The judge backed the ban bid because it’s in “the best interest of the children” to keep Nathan away from them – at least for now.

“Donna is grateful for the court’s decision to put the children’s well-being first,” said her lawyer, Helene Brezinsky.

Giuliani brushed off reporters who asked about the ruling.

“Oh, now, now, come on,” Giuliani said, adding later, “I’m not going to comment on that.”

His lawyer, Raoul Felder, said the mayor was “disappointed” with the decision.

The judge noted that Giuliani, 56, and Hanover, 51, opted to live together until he leaves office in December in order “to provide a smoother transition for [their] children to their new lives,” but that they’re now “having enormous conflict in maintaining a common, albeit temporary, household.”

Giuliani and Hanover sleep in separate bedrooms in the 200-year-old home on the Upper East Side.

Their court filings are “replete with accounts of hurts and humiliations that each believes he or she has suffered at the hands of the other,” Gische wrote.

The 10-page decision in the case captioned “Anonymous vs. Anonymous” identifies the 46-year-old Nathan only as “J.N.”

Hanover said she wants Nathan kept away from her two kids, Caroline, 11, and Andrew, 15, because meeting her will be “psychologically harmful to them” and they’re not “emotionally ready.”

Giuliani said he wants the kids to meet and have “positive exposure” to Nathan because he’s worried they’ll “form a negative impression” of her “based upon what they hear from [Hanover] and what they may read in the press.”

But in a not-so-subtle swipe at Giuliani and Felder – who called Hanover “an uncaring mother” after the last court hearing in the case – the judge said “the unfortunate recent negative comments to the media have … not helped [Giuliani’s] desired objective for a sensitive introduction of J.N. to the children.”

Gische said that it’s “inevitable” that they’ll meet, and that the kids “will need to learn to accept her in their lives.”

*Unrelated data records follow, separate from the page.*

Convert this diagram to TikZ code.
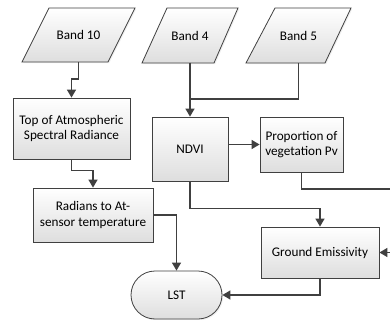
\documentclass[tikz,border=0pt]{standalone}
\usepackage{fontspec}
\setmainfont{Carlito}
\usetikzlibrary{shapes.misc,arrows.meta,shadows}
\definecolor{edge}{HTML}{404040}
\tikzset{
  fillgrad/.style={draw=edge, line width=0.8pt, top color=white, bottom color=black!13,
    drop shadow={opacity=0.12, shadow xshift=1.2pt, shadow yshift=-1.2pt}},
  txt/.style={align=center, inner sep=2pt, font=\fontsize{13.2}{15.5}\selectfont},
  box/.style={fillgrad, txt},
  band/.style={txt, minimum height=54pt},
  term/.style={box, rounded rectangle},
  line/.style={draw=edge, line width=1.4pt},
  arr/.style={line, -{Triangle[length=8pt,width=9pt]}}
}
\begin{document}
\begin{tikzpicture}[x=1pt,y=-1pt]
\clip (0,0) rectangle (390,320);
\fill[white] (0,0) rectangle (390,320);
\path[fillgrad] (22,62) -- (108,62) -- (135,8) -- (49,8) -- cycle;
\path[fillgrad] (142,63) -- (214,63) -- (238,8) -- (167,8) -- cycle;
\path[fillgrad] (246,63) -- (325,63) -- (351,8) -- (275,8) -- cycle;
\node[band] (band10) at (78.5,35) {Band 10};
\node[band] (band4) at (190,35.5) {Band 4};
\node[band] (band5) at (298.5,35.5) {Band 5};
\node[box, minimum width=117pt, minimum height=61pt] (toa) at (71.5,128.5) {Top of Atmospheric\\Spectral Radiance};
\node[box, minimum width=120pt, minimum height=54pt] (rad) at (93,215) {Radians to At-\\sensor temperature};
\node[box, minimum width=76pt, minimum height=64pt] (ndvi) at (190,149) {NDVI};
\node[box, minimum width=83pt, minimum height=55pt] (prop) at (301.5,144.5) {Proportion of\\vegetation Pv};
\node[box, minimum width=118pt, minimum height=51pt] (ground) at (320,252.5) {Ground Emissivity};
\node[term, minimum width=95pt, minimum height=48pt] (lst) at (176.5,295) {LST};
\coordinate (meet) at (190,99);
\coordinate (outer) at (398,189);
\draw[arr] (band10.south) -- ++(0,17) -| (toa.north);
\draw[arr] (toa.south) -- ++(0,11) -| (rad.north);
\draw[arr] (band4.south) -- (ndvi.north);
\draw[line] (band5.south) |- (meet);
\draw[arr] (ndvi.east |- prop.west) -- (prop.west);
\draw[arr] (ndvi.south) -- ++(0,27) -| (ground.north);
\draw[line] (prop.south) |- (outer);
\draw[arr] (outer) |- (ground.east);
\draw[arr] (rad.east) -| (lst.north);
\draw[arr] (ground.south) |- (lst.east);
\end{tikzpicture}
\end{document}
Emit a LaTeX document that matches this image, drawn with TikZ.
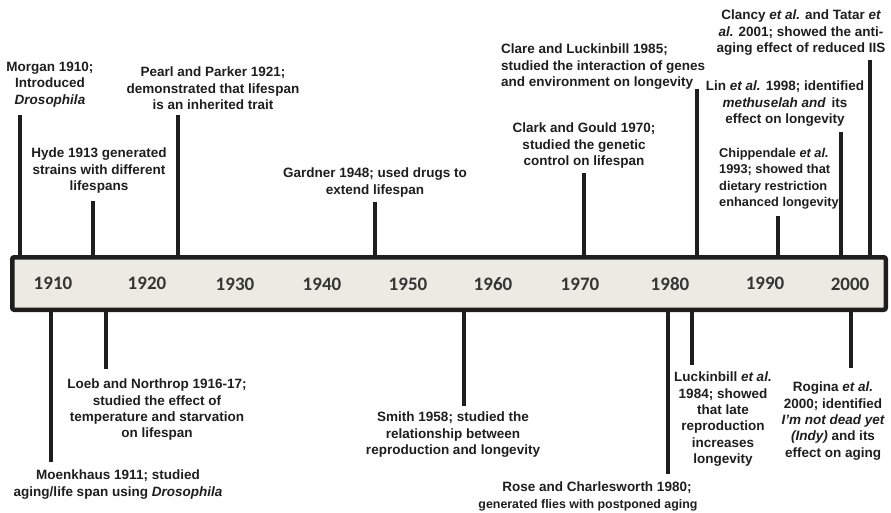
\documentclass[tikz,border=0pt]{standalone}
\usepackage{fontspec}
\setmainfont{Liberation Sans}
\newfontfamily\yearfont{Carlito}
\definecolor{barfill}{HTML}{ECEAE2}
\definecolor{inkgray}{HTML}{1E1E1E}

\begin{document}
\begin{tikzpicture}[x=1pt, y=-1pt,
    event/.style={font=\fontsize{13.5}{16.3}\selectfont\bfseries, align=center, inner sep=0pt, text=inkgray},
    year/.style={font=\yearfont\fontsize{19}{22}\selectfont\bfseries, text=inkgray!90},
    tick/.style={line width=3.2pt, inkgray}]

    \useasboundingbox (0,0) rectangle (891,513);

    % Time bar
    \node[draw=inkgray, line width=4.5pt, fill=barfill, rounded corners=2pt,
          minimum width=873.5pt, minimum height=52.5pt] (bar) at (449,283.5) {};

    % Decade labels
    \node[year] (y1910) at (53,283) {1910};
    \node[year] (y1920) at (147,283) {1920};
    \node[year] (y1930) at (235,284) {1930};
    \node[year] (y1940) at (322,284) {1940};
    \node[year] (y1950) at (408,284) {1950};
    \node[year] (y1960) at (493,284) {1960};
    \node[year] (y1970) at (580,284) {1970};
    \node[year] (y1980) at (670,284) {1980};
    \node[year] (y1990) at (765,283) {1990};
    \node[year] (y2000) at (850,284) {2000};

    % Events above the bar
    \node[event, anchor=north] (morgan) at (50,62) {Morgan 1910;\\Introduced\\{\itshape Drosophila}};
    \node[event, anchor=north] (hyde) at (99,148) {Hyde 1913 generated\\strains with different\\lifespans};
    \node[event, anchor=north] (pearl) at (213,67) {Pearl and Parker 1921;\\demonstrated that lifespan\\is an inherited trait};
    \node[event, anchor=north] (gardner) at (375,168) {Gardner 1948; used drugs to\\extend lifespan};
    \node[event, anchor=north] (clark) at (584,123) {Clark and Gould 1970;\\studied the genetic\\control on lifespan};
    \node[event, anchor=north west, align=left] (clare) at (501,44) {Clare and Luckinbill 1985;\\studied the interaction of genes\\and environment on longevity};
    \node[event, anchor=north west, align=left, font=\fontsize{12.8}{16.3}\selectfont\bfseries] (chippendale) at (719,148) {Chippendale {\itshape et al.}\\1993; showed that\\dietary restriction\\enhanced longevity};
    \node[event, anchor=north] (lin) at (785,81) {Lin {\itshape et al.} 1998; identified\\{\itshape methuselah and}\, its\\effect on longevity};
    \node[event, anchor=north] (clancy) at (801,10) {Clancy {\itshape et al.} and Tatar {\itshape et}\\{\itshape al.} 2001; showed the anti-\\aging effect of reduced IIS};

    % Upper ends of the ticks
    \coordinate (morganend) at (20,115);
    \coordinate (hydeend) at (93,201);
    \coordinate (pearlend) at (178,115);
    \coordinate (gardnerend) at (375,202);
    \coordinate (clarkend) at (584,173);
    \coordinate (clareend) at (697,89);
    \coordinate (chippendaleend) at (778,216);
    \coordinate (linend) at (841,132);
    \coordinate (clancyend) at (870,60);

    \foreach \e in {morgan, hyde, pearl, gardner, clark, clare, chippendale, lin, clancy}
        \draw[tick] (\e end) -- (\e end |- bar.north);

    % Events below the bar
    \node[event, anchor=north] (moenkhaus) at (118,470) {Moenkhaus 1911; studied\\aging/life span using {\itshape Drosophila}};
    \node[event, anchor=north] (loeb) at (157,379) {Loeb and Northrop 1916-17;\\studied the effect of\\temperature and starvation\\on lifespan};
    \node[event, anchor=north] (smith) at (453,412) {Smith 1958; studied the\\relationship between\\reproduction and longevity};
    \node[event, anchor=north] (rose) at (588,482) {\hspace*{18pt}Rose and Charlesworth 1980;\\{\fontsize{12.4}{16.3}\selectfont generated flies with postponed aging}};
    \node[event, anchor=north] (luckinbill) at (723,372) {Luckinbill {\itshape et al.}\\1984; showed\\that late\\reproduction\\increases\\longevity};
    \node[event, anchor=north] (rogina) at (833,382) {Rogina {\itshape et al.}\\2000; identified\\{\itshape I’m not dead yet}\\{\itshape (Indy)} and its\\effect on aging};

    % Lower ends of the ticks
    \coordinate (moenkhausend) at (51,462);
    \coordinate (loebend) at (106,369);
    \coordinate (smithend) at (464,406);
    \coordinate (roseend) at (668,474);
    \coordinate (luckinbillend) at (692,365);
    \coordinate (roginaend) at (851,368);

    \foreach \e in {moenkhaus, loeb, smith, rose, luckinbill, rogina}
        \draw[tick] (\e end) -- (\e end |- bar.south);
\end{tikzpicture}
\end{document}
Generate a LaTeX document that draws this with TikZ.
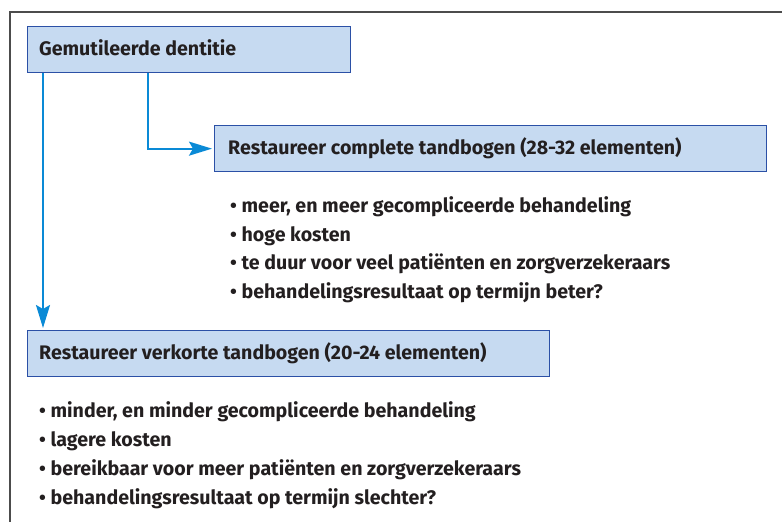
\documentclass[tikz,border=0pt]{standalone}
\usepackage{fontspec}
\setmainfont{Fira Sans}
\usetikzlibrary{arrows.meta}
\definecolor{boxfill}{HTML}{C6DAF1}
\definecolor{boxline}{HTML}{2B50A6}
\definecolor{arrowblue}{HTML}{0A8AD6}
\definecolor{txt}{HTML}{231F20}
\begin{document}
\begin{tikzpicture}[x=1pt,y=-1pt,
  hdr/.style={draw=boxline, line width=1.3pt, fill=boxfill, anchor=north west, inner sep=0pt},
  conn/.style={draw=arrowblue, line width=2pt, shorten >=2pt, -{Stealth[length=23pt,width=14pt,inset=4pt]}},
  bul/.style={anchor=base west, inner sep=0pt, text=txt, font=\fontsize{19.6}{23}\selectfont\bfseries}]
\useasboundingbox (0,0) rectangle (782,522);
\begin{scope}
\clip (0,0) rectangle (782,522);
\draw[line width=1.4pt, draw=black!70] (10,12) rectangle (800,540);
\end{scope}
% boxes
\node[hdr, minimum width=323pt, minimum height=46pt] (b1) at (27,26) {};
\node[bul] (t1) at (39,55) {Gemutileerde dentitie};
\node[hdr, minimum width=552pt, minimum height=46pt] (b2) at (214,125) {};
\node[bul] (t2) at (228,154) {Restaureer complete tandbogen (28-32 elementen)};
\node[hdr, minimum width=522pt, minimum height=46pt] (b3) at (27,330) {};
\node[bul] (t3) at (39,359) {Restaureer verkorte tandbogen (20-24 elementen)};
% connectors
\coordinate (s1) at (43,72);
\draw[conn] (b1.south west -| s1) -- (b3.north west -| s1);
\coordinate (s2) at (148,72);
\draw[conn] (b1.south west -| s2) |- (b2.west);
% lists
\node[bul] (a1) at (230,212) {• meer, en meer gecompliceerde behandeling};
\node[bul] (a2) at (230,241) {• hoge kosten};
\node[bul] (a3) at (230,269) {• te duur voor veel patiënten en zorgverzekeraars};
\node[bul] (a4) at (230,298) {• behandelingsresultaat op termijn beter?};
\node[bul] (c1) at (39,417) {• minder, en minder gecompliceerde behandeling};
\node[bul] (c2) at (39,446) {• lagere kosten};
\node[bul] (c3) at (39,475) {• bereikbaar voor meer patiënten en zorgverzekeraars};
\node[bul] (c4) at (39,504) {• behandelingsresultaat op termijn slechter?};
\end{tikzpicture}
\end{document}
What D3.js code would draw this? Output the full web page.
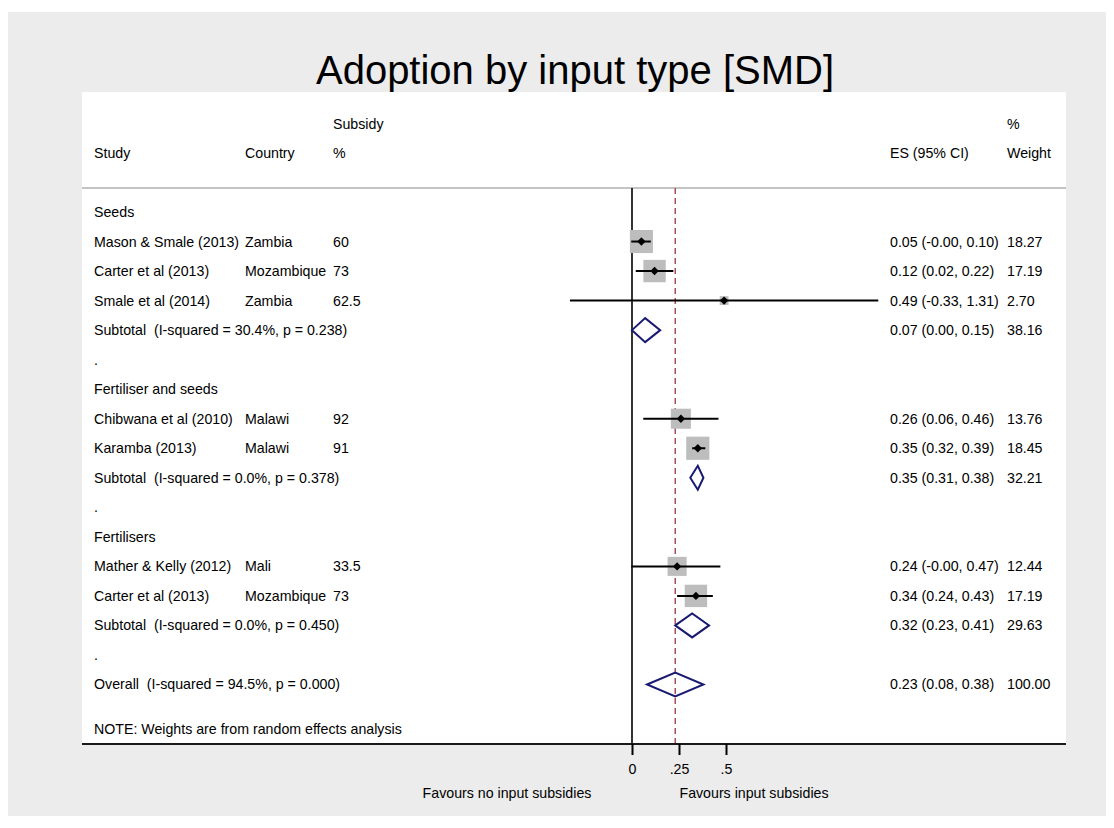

She wants the city’s feuding first couple to come up with a plan for such a meeting in the next 30 days. If they can’t, the judge will appoint a law guardian and mental-health expert for the kids and devise a plan herself.

“The mayor feels, as far as the children are concerned, this should be done carefully and with sensitivity,” Felder said.

Brezinsky wouldn’t say whether Hanover would go along with the request.

Gische also ruled against the mayor’s request for a permanent gag order in the case, saying she couldn’t order one because Hanover doesn’t want it – but she did urge both sides to “use good sense and personal restraint.”

“The barrage of negative comments that ensued after the court lifted the temporary gag order were embarrassing and no doubt painful for these children,” she wrote.